When a company goes to trademark their product, it’s important that they provide a mark that is less descriptive of the product and more arbitrary. A descriptive trademark that describes the product will have to acquire distinctiveness through what is known in the business as “secondary meaning.” This hurdle requires consumers to recognize that the trademark links the product to a source, which requires time and money to advertise the products for a period long enough to gain consumer recognition. However, once a trademark is granted it is up to the company through their lawyers, advertisements, and employees to keep their trademark from becoming generic and thus at loss.

 In the case of VELCRO®, the company seeks to protect its 300 trademarked products from becoming generic as consumers tend to misuse the word “Velcro” as both a verb and in description of various products not made by the company.
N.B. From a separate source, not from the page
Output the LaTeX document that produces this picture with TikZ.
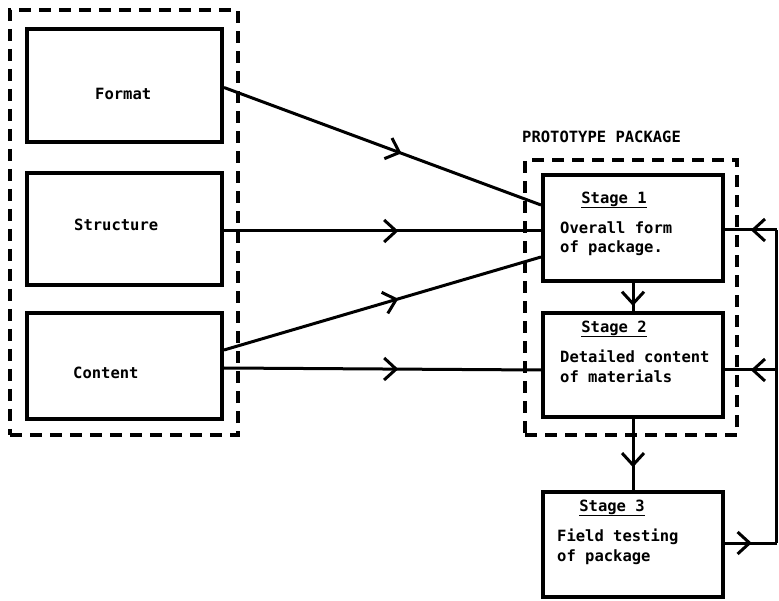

Instead a VELCRO® product is called a “Hook and Loop.” An example from their website demonstrates the ease of this mistake:

  • Incorrect: He helped his son Velcro his shoes.
  • Correct: He helped his son fasten his shoes.

The legal standard of whether a trademark is generic follows a two-part inquiry:

“First, what is the genus of the goods or services at issue? Second, is the term sought to be registered . . . understood by the relevant public primarily to refer to that genus of goods or services?” For companies, this means absorbing the expensive cost of protecting against trademark infringement and advertisements to help consumers connect the product to the source.

 “Trademarking does not protect the right to reproduce a logo. A Trademark protects [the] investment in a relationship with [the] customers.”

 Recently VELCRO has released a follow-up video, “Thank You For Your Feedback — Don’t Say Velcro.” In addition, VELCRO’s Senior Counsel and the Director of Global Brand have commented on the continued success by a decrease in the trademark’s misuse and responses via social media that signal consumers have picked up on the brand’s “hook and loop” fasteners. Other companies have also reached out in hopes of using the videos for their own company training. It’s safe to say that there is more to expect from VELCRO given their success.